Bio: Steve Teig is a Vice President and Distinguished Engineer at Amazon, where he serves as the chief technologist for Edge AI: both the software and the silicon for on-device intelligence. His current research spans efficient inference, knowledge distillation, mixture-of-experts, and linear attention, work that sits at the seam between model architecture and the hardware that runs it. He has founded six companies across software, biotech, and silicon, and was the first to apply machine learning to drug discovery, opening a field now central to modern pharmaceutical research. He holds nearly 500 patents, roughly 150 of them in machine learning, and is a recipient of both an Edison Award and a World Technology Award. He has been thinking about artificial intelligence almost every day since 1978.

Adam Tauman Kalai

OpenAI

Evaluating large language models for accuracy incentivizes hallucinations

Abstract: Large language models sometimes produce confident, plausible falsehoods (“hallucinations”), limiting their reliability. Prior work has offered numerous explanations and effective mitigations, such as retrieval and tool use, consistency-based self-verification, and reinforcement learning from human feedback. Nonetheless, the problem persists even in state-of-the-art language models. Here we show how next-word prediction and accuracy-based evaluations inadvertently reward unwarranted guessing. Initially, next-word pretraining creates statistical pressure toward hallucination even with idealized error-free data: using learning theory, we show that facts lacking repeated support in training data, such as one-off details, yield unavoidable errors, while recurring regularities, such as grammar, do not.
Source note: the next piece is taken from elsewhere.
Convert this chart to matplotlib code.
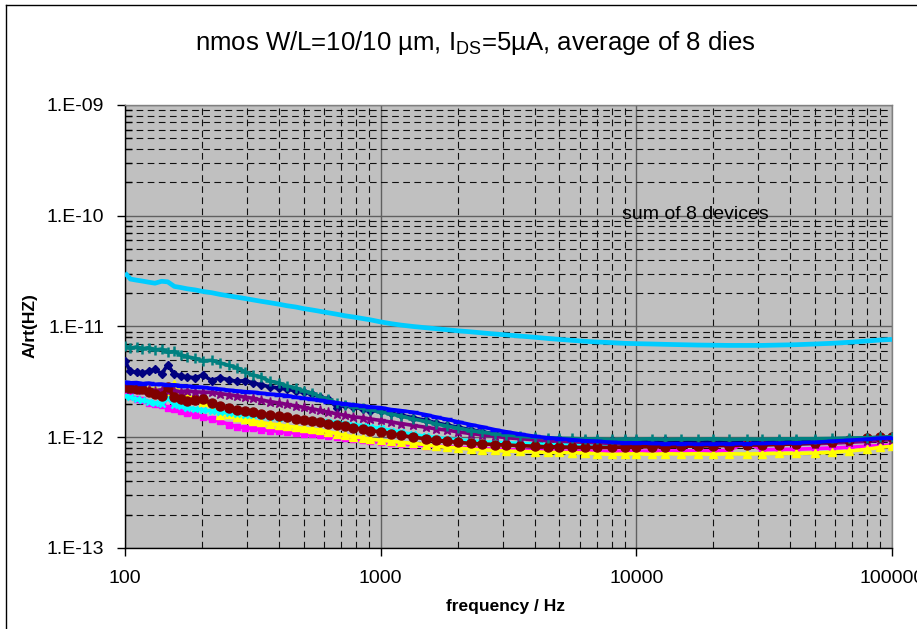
import matplotlib
matplotlib.use("Agg")
import matplotlib.pyplot as plt
from matplotlib.ticker import LogLocator, FuncFormatter, NullFormatter
from matplotlib.lines import Line2D
import numpy as np

plt.rcParams['font.family'] = ['Liberation Sans', 'DejaVu Sans']
plt.rcParams['mathtext.default'] = 'regular'

# frequency points (Hz)
freq = [100, 105, 111, 117, 124, 131, 139, 147, 156, 165,
        175, 188, 202, 218, 235, 255, 274, 295, 316, 340,
        369, 400, 430, 465, 500, 540, 580, 625, 675, 725,
        780, 850, 910, 1000, 1100, 1200, 1340, 1500, 1650, 1815,
        2000, 2250, 2500, 2800, 3100, 3500, 4000, 4500, 5000, 5600,
        6300, 7000, 8000, 9000, 10000, 11500, 13000, 15000, 17500, 20000,
        23000, 27000, 31000, 36000, 42000, 50000, 58000, 68000, 80000, 90000,
        100000]

# noise values in pA/rt(Hz)
navy = [4.85, 3.95, 3.85, 3.8, 3.95, 4.1, 3.75, 4.5, 3.7, 3.6,
        3.5, 3.45, 3.65, 3.25, 3.45, 3.3, 3.2, 3.25, 3.1, 2.98,
        2.85, 2.78, 2.72, 2.62, 2.55, 2.45, 2.32, 2.2, 1.85, 1.95,
        1.87, 1.8, 1.74, 1.72, 1.64, 1.58, 1.5, 1.42, 1.35, 1.29,
        1.23, 1.17, 1.12, 1.07, 1.04, 1.01, 0.99, 0.97, 0.96, 0.95,
        0.95, 0.94, 0.945, 0.935, 0.94, 0.93, 0.935, 0.93, 0.925, 0.93,
        0.925, 0.93, 0.93, 0.935, 0.94, 0.945, 0.95, 0.96, 0.975, 0.99,
        1.0]
magenta = [2.45, 2.35, 2.2, 2.15, 2.05, 2.0, 1.95, 1.85, 1.8, 1.72,
           1.65, 1.6, 1.52, 1.45, 1.4, 1.3, 1.25, 1.22, 1.2, 1.17,
           1.15, 1.13, 1.11, 1.09, 1.08, 1.06, 1.05, 1.02, 1.0, 0.98,
           0.96, 0.94, 0.92, 0.9, 0.88, 0.87, 0.85, 0.84, 0.83, 0.82,
           0.81, 0.8, 0.79, 0.78, 0.77, 0.77, 0.76, 0.76, 0.75, 0.75,
           0.75, 0.745, 0.745, 0.75, 0.745, 0.75, 0.75, 0.755, 0.75, 0.755,
           0.76, 0.9, 0.77, 0.775, 0.78, 0.79, 0.8, 0.81, 0.83, 0.84,
           0.85]
yellow = [3.0, 2.9, 2.85, 2.8, 2.75, 2.7, 2.65, 2.6, 3.05, 2.5,
          2.35, 2.25, 2.1, 1.85, 1.6, 1.62, 1.52, 1.45, 1.4, 1.36,
          1.32, 1.29, 1.26, 1.23, 1.2, 1.18, 1.16, 1.12, 1.08, 1.04,
          1.01, 0.99, 0.96, 0.94, 0.92, 0.9, 0.88, 0.86, 0.83, 0.81,
          0.8, 0.78, 0.77, 0.76, 0.75, 0.745, 0.74, 0.73, 0.73, 0.725,
          0.72, 0.71, 0.7, 0.705, 0.71, 0.7, 0.71, 0.705, 0.71, 0.7,
          0.71, 0.705, 0.71, 0.715, 0.715, 0.72, 0.73, 0.75, 0.78, 0.81,
          0.83]
cyan = [2.35, 2.3, 2.2, 2.15, 2.1, 2.05, 2.0, 2.25, 1.95, 1.9,
        1.85, 1.8, 1.75, 1.72, 1.68, 1.65, 1.62, 1.6, 1.58, 1.55,
        1.52, 1.5, 1.48, 1.46, 1.44, 1.42, 1.4, 1.38, 1.35, 1.32,
        1.3, 1.27, 1.24, 1.2, 1.15, 1.11, 1.06, 1.02, 0.99, 0.97,
        0.95, 0.93, 0.91, 0.9, 0.89, 0.88, 0.87, 0.865, 0.86, 0.86,
        0.855, 0.855, 0.85, 0.85, 0.855, 0.85, 0.85, 0.855, 0.85, 0.855,
        0.855, 0.86, 0.86, 0.865, 0.87, 0.88, 0.9, 0.93, 0.96, 0.99,
        1.02]
purple = [2.75, 2.7, 2.72, 2.66, 2.7, 2.64, 2.68, 2.6, 2.64, 2.58,
          2.62, 2.57, 2.55, 2.54, 2.48, 2.42, 2.36, 2.3, 2.25, 2.17,
          2.1, 2.04, 1.98, 1.92, 1.86, 1.8, 1.75, 1.68, 1.63, 1.58,
          1.53, 1.5, 1.46, 1.42, 1.37, 1.33, 1.28, 1.23, 1.19, 1.16,
          1.12, 1.08, 1.05, 1.02, 0.99, 0.97, 0.95, 0.93, 0.92, 0.91,
          0.9, 0.89, 0.88, 0.88, 0.87, 0.87, 0.865, 0.865, 0.86, 0.86,
          0.86, 0.86, 0.865, 0.865, 0.87, 0.875, 0.885, 0.9, 0.92, 0.94,
          0.95]
maroon = [2.85, 2.8, 2.7, 2.72, 2.55, 2.45, 2.35, 2.85, 2.3, 2.22,
          2.12, 2.15, 2.2, 2.02, 1.92, 1.82, 1.77, 1.72, 1.68, 1.63,
          1.58, 1.55, 1.52, 1.47, 1.43, 1.4, 1.36, 1.33, 1.29, 1.26,
          1.22, 1.18, 1.15, 1.12, 1.08, 1.04, 1.0, 0.97, 0.94, 0.92,
          0.9, 0.88, 0.87, 0.86, 0.85, 0.84, 0.83, 0.82, 0.82, 0.81,
          0.81, 0.81, 0.81, 0.82, 0.82, 0.82, 0.82, 0.83, 0.83, 0.84,
          0.84, 0.85, 0.85, 0.86, 0.87, 0.89, 0.91, 0.94, 0.98, 1.0,
          1.0]
teal = [6.6, 6.35, 6.55, 6.3, 6.45, 6.15, 6.25, 5.85, 5.95, 5.55,
        5.35, 5.15, 4.9, 4.95, 4.7, 4.45, 4.25, 3.9, 3.65, 3.5,
        3.2, 3.1, 2.9, 2.8, 2.62, 2.5, 2.32, 2.2, 2.02, 1.96,
        1.88, 1.83, 1.77, 1.7, 1.62, 1.55, 1.46, 1.39, 1.32, 1.26,
        1.21, 1.15, 1.11, 1.07, 1.05, 1.02, 1.0, 0.99, 0.98, 0.975,
        0.965, 0.97, 0.955, 0.965, 0.96, 0.97, 0.955, 0.965, 0.96, 0.97,
        0.955, 0.965, 0.96, 0.965, 0.97, 0.97, 0.975, 0.985, 0.99, 1.0,
        1.01]
blue = [3.15, 3.1, 3.12, 3.05, 3.08, 3.0, 3.02, 2.95, 2.98, 2.92,
        2.9, 2.85, 2.82, 2.76, 2.72, 2.66, 2.62, 2.58, 2.55, 2.5,
        2.45, 2.42, 2.38, 2.3, 2.25, 2.2, 2.15, 2.1, 2.05, 2.0,
        1.97, 1.92, 1.88, 1.85, 1.78, 1.74, 1.68, 1.6, 1.52, 1.45,
        1.38, 1.3, 1.24, 1.17, 1.12, 1.07, 1.02, 0.99, 0.97, 0.95,
        0.93, 0.92, 0.9, 0.89, 0.89, 0.88, 0.87, 0.875, 0.865, 0.87,
        0.87, 0.875, 0.88, 0.885, 0.89, 0.9, 0.92, 0.94, 0.96, 0.98,
        0.99]
sum8 = [30.5, 26.8, 26.2, 25.7, 25.1, 24.6, 25.6, 25.3, 23.0, 22.5,
        21.9, 21.4, 20.7, 20.2, 19.5, 18.9, 18.4, 17.9, 17.4, 16.9,
        16.4, 15.9, 15.4, 15.0, 14.5, 14.1, 13.7, 13.3, 12.9, 12.5,
        12.2, 11.8, 11.5, 11.0, 10.6, 10.3, 10.0, 9.75, 9.55, 9.35,
        9.15, 8.95, 8.75, 8.55, 8.4, 8.2, 8.0, 7.8, 7.65, 7.5,
        7.35, 7.25, 7.15, 7.05, 7.0, 6.95, 6.9, 6.85, 6.8, 6.78,
        6.75, 6.75, 6.75, 6.8, 6.85, 6.95, 7.05, 7.2, 7.4, 7.55,
        7.65]

y_ticks = [1e-13, 1e-12, 1e-11, 1e-10, 1e-9]
x_ticks = [100, 1000, 10000, 100000]

fig = plt.figure(figsize=(9.17, 6.29), dpi=100)
W, H = 917, 629
ax = fig.add_axes([125 / W, 1 - 548 / H, 767 / W, 443 / H])
ax.set_facecolor('#C0C0C0')
ax.set_xscale('log')
ax.set_yscale('log')
ax.set_xlim(100, 1e5)
ax.set_ylim(1e-13, 1e-9)

ax.xaxis.set_minor_locator(LogLocator(base=10, subs=range(2, 10), numticks=50))
ax.yaxis.set_minor_locator(LogLocator(base=10, subs=range(2, 10), numticks=50))
ax.set_xticks(x_ticks)
ax.set_yticks(y_ticks)
ax.xaxis.set_major_formatter(FuncFormatter(lambda v, p: "%d" % round(v)))
ax.yaxis.set_major_formatter(FuncFormatter(lambda v, p: "1.E-%02d" % (-round(np.log10(v)))))
ax.xaxis.set_minor_formatter(NullFormatter())
ax.yaxis.set_minor_formatter(NullFormatter())

ax.grid(which='major', color='#606060', lw=1.0, ls='-', zorder=0)
ax.grid(which='minor', color='#101010', lw=0.8, ls=(0, (6, 4)), zorder=0)
ax.set_axisbelow(True)

ax.tick_params(axis='y', which='major', direction='out', length=6, width=1, pad=9, labelsize=14)
ax.tick_params(axis='y', which='minor', direction='in', length=5, width=1)
ax.tick_params(axis='x', which='major', direction='out', length=6, width=1, pad=10, labelsize=14)
ax.tick_params(axis='x', which='minor', length=0)

for s in ['left', 'bottom']:
    ax.spines[s].set_color('black')
    ax.spines[s].set_linewidth(1)
for s in ['top', 'right']:
    ax.spines[s].set_color('#808080')
    ax.spines[s].set_linewidth(1)

f = np.array(freq)
series = [
    (navy, '#000080', 'D', 4.5, 1.0),
    (magenta, '#FF00FF', 's', 4.5, 1.0),
    (yellow, '#FFFF00', '^', 5.5, 1.0),
    (cyan, '#00FFFF', 'x', 5, 1.8),
    (purple, '#800080', '*', 6.5, 1.0),
    (maroon, '#800000', 'o', 6.5, 1.0),
    (teal, '#008080', '+', 6.5, 1.8),
    (blue, '#0000FF', '_', 6.5, 2.5),
]
for vals, col, mk, ms, mew in series:
    ax.plot(f, np.array(vals) * 1e-12, color=col, lw=2.6, marker=mk, ms=ms,
            mew=mew, mec=col, mfc=col, zorder=3)
ax.plot(f, np.array(sum8) * 1e-12, color='#00CCFF', lw=3.4, zorder=3,
        solid_capstyle='butt')

ax.text(1.7e4, 1.02e-10, 'sum of 8 devices', ha='center', va='center', fontsize=14)

fig.text(475 / W, 1 - 43 / H, r'nmos W/L=10/10 µm, I$_{DS}$=5µA, average of 8 dies',
         ha='center', va='center', fontsize=18.5)
fig.text(30 / W, 1 - 326 / H, 'A/rt(HZ)', rotation=90, fontweight='bold',
         fontsize=12.5, ha='center', va='center')
fig.text(506 / W, 1 - 606 / H, 'frequency / Hz', fontweight='bold',
         fontsize=12.5, ha='center', va='center')

fig.add_artist(Line2D([5.5 / W, 5.5 / W], [0, 1 - 4.5 / H], transform=fig.transFigure,
                      color='black', lw=1))
fig.add_artist(Line2D([5.5 / W, 1], [1 - 4.5 / H, 1 - 4.5 / H], transform=fig.transFigure,
                      color='black', lw=1))

fig.savefig('out.png', dpi=100, facecolor='white')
Subsequent training stages aim to correct such errors. However, dominant headline metrics like accuracy systematically reward guessing over admitting uncertainty. To align incentives, we suggest two additions to the classic approach of adding error penalties to evaluations to control abstention. First, we propose “open-rubric” evaluations that explicitly state how errors are penalized, if at all, which test whether a model modulates its abstentions to stated stakes while optimizing accuracy. Second, since hallucination-specific benchmarks rarely make leaderboards, we suggest using open-rubric variants of existing evaluations to reverse their guessing incentives. Reframing hallucination as an incentive problem opens a practical path toward more reliable language models.

Joint work with: Santosh Vempala, Ofir Nachum, and Edwin Zhang.

Bio: Adam Tauman Kalai is a Research Scientist at OpenAI whose work spans AI safety and ethics, algorithms, fairness, AI theory, game theory, and crowdsourcing. He earned his BA from Harvard University and his PhD from Carnegie Mellon University, and has held research positions across academia and industry, including at MIT, TTIC, Georgia Tech, and Microsoft Research New England. His work has received numerous honors, including the Majulook Prize.

Additional keynote speakers may be announced as the program is finalized.